■ Data extract ■
============

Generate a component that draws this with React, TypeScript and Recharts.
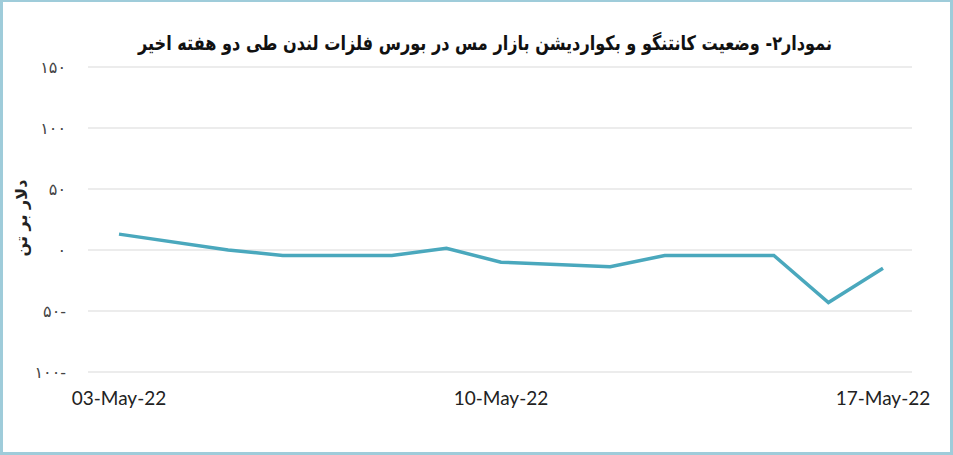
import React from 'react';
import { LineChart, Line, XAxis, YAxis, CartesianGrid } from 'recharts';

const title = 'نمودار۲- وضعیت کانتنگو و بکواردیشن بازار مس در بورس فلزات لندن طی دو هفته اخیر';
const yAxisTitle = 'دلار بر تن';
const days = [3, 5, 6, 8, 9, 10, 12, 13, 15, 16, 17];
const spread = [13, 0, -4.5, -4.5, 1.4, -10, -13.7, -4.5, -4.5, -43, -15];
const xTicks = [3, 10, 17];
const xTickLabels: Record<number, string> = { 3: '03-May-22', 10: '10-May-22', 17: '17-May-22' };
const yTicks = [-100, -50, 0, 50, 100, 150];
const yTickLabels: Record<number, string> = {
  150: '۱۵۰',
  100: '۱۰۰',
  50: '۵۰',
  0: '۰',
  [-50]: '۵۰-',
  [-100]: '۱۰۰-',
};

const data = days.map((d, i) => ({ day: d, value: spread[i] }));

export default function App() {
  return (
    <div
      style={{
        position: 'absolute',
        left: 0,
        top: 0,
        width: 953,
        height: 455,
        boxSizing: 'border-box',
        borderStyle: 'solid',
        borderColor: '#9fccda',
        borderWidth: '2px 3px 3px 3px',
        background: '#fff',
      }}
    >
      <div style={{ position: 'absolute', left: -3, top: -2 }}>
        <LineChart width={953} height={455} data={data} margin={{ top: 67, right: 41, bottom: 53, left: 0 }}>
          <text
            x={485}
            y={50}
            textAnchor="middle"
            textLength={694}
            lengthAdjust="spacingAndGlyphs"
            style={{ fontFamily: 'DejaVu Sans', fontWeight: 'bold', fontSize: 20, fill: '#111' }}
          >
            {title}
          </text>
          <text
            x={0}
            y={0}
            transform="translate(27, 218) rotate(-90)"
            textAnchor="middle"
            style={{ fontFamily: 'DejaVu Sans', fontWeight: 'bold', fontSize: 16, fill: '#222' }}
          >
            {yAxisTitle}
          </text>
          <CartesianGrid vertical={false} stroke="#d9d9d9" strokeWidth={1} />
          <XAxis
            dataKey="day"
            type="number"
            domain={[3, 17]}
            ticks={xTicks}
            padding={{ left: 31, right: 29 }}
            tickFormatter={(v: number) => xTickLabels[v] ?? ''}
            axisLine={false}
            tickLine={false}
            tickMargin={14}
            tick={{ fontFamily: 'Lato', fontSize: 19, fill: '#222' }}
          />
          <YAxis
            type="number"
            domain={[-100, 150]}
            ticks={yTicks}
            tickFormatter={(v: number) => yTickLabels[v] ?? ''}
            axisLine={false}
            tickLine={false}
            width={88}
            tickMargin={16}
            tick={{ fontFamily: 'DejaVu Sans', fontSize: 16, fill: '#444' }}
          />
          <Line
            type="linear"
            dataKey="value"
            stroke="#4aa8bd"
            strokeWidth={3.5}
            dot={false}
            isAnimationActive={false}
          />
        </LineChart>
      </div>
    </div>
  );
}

============

■ Task goal ■
Leave out the pictures and repeat exactly the lines from the start of the material through the line that contains "XAxis, YAxis, CartesianGrid", both included.

■ Exercise solution ■
Generate a component that draws this with React, TypeScript and Recharts.
import React from 'react';
import { LineChart, Line, XAxis, YAxis, CartesianGrid } from 'recharts';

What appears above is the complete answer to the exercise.